Discussion in 'Wall St. News' started by peilthetraveler, Mar 19, 2012.

  1. So with their $98 billion dollars they are going to give that money back to shareholders. Well congradulations Tim found a way to start making apple go down.

    Mark my words, this new leader of apple is going to tank the company if he keeps making decisions like that. Apple had $98 billion in cash. Do you know how many billions per year they were making just off the interest on that money? So they are basically just giving away cash. Because of this apple will reduce its balance sheet and income statement by billions.

    Worst decision ever.
  2. rmorse

    rmorse Sponsor

    What do you think they should have done with the money?
  3. LOL. I'm sure Mr Peil has plenty of experience running a $500 billion company...
  4. You are aware that large companies that pay dividends typically outperform ones that do not over long periods of time?

    Now stock buybacks by Tech companies are just a re-distribution of shareholder wealth to insiders as the stock is immediately handed out in large grants to executives after being acquired in the buyback.
  5. Seems like a pretty good way to get the big institutional investors (i.e: pensions, mutual funds, etc), to hold and sit.
    Apple can't be a growth stock forever and I'm sure they know that.
  6. Well its not a $500 billion dollar company anymore now that they are giving away $100 billion dollars of it.
  7. Where do you get the $100 billion figure?
  8. rmorse

    rmorse Sponsor

    They are not returning any money to share holders from the current balances. The buy back and dividend will come out of current income. The current cash account will still increase. If the current cash is not required for any 5 year plan, they should return all the cash that they don't need to finance current operations.

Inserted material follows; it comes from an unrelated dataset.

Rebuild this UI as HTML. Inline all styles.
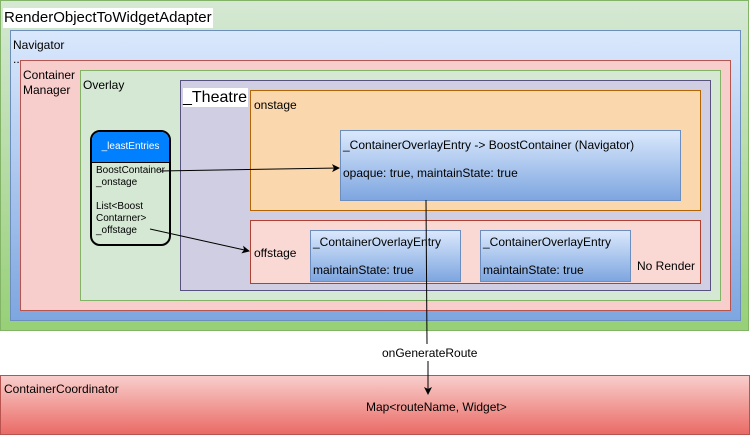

    I feel this shows a lack of respect to share holders. If they average under 50bp interest, and have no plans for the money, they should return to the owners their cash so they can look for better returns.
  9. They can't buy operating companies that operate as profitably on this scale. So wtf would they throw money at deals? They've 20x what they need for an operating budget and R&D. The cash is not effectively utilized in STIRs.

    So... how many billions do you think they're earning on their US Treasuries? And why is offering a dividend going to cause the company to tank?

    Hilarious thread.
  10. Unless they're holding that cash in Brazilian reals, it's likely they're earning next to nothing on it, and what's the difference between Apple earning the risk-free rate or returning the cash to shareholders so they can earn the risk-free rate?

    They also said, the money is paid out of operating income, so that $100B will stay in place - very important since about 2/3 is held overseas and would be taxed if brought back to the States. It will remain overseas until a new tax regime is in place here.

    None of this means anything for the future of the stock price as that will depend on the ability of the company to keep generating earnings growth.

    The divvie works out to $10.60/year. With even modest earnings growth (akin to MSFT for the last 10 years) and a modestly increasing payout ratio, the dividend could be $100/share in a decade. Again, this says nothing about the fate of the stock price, but math is math.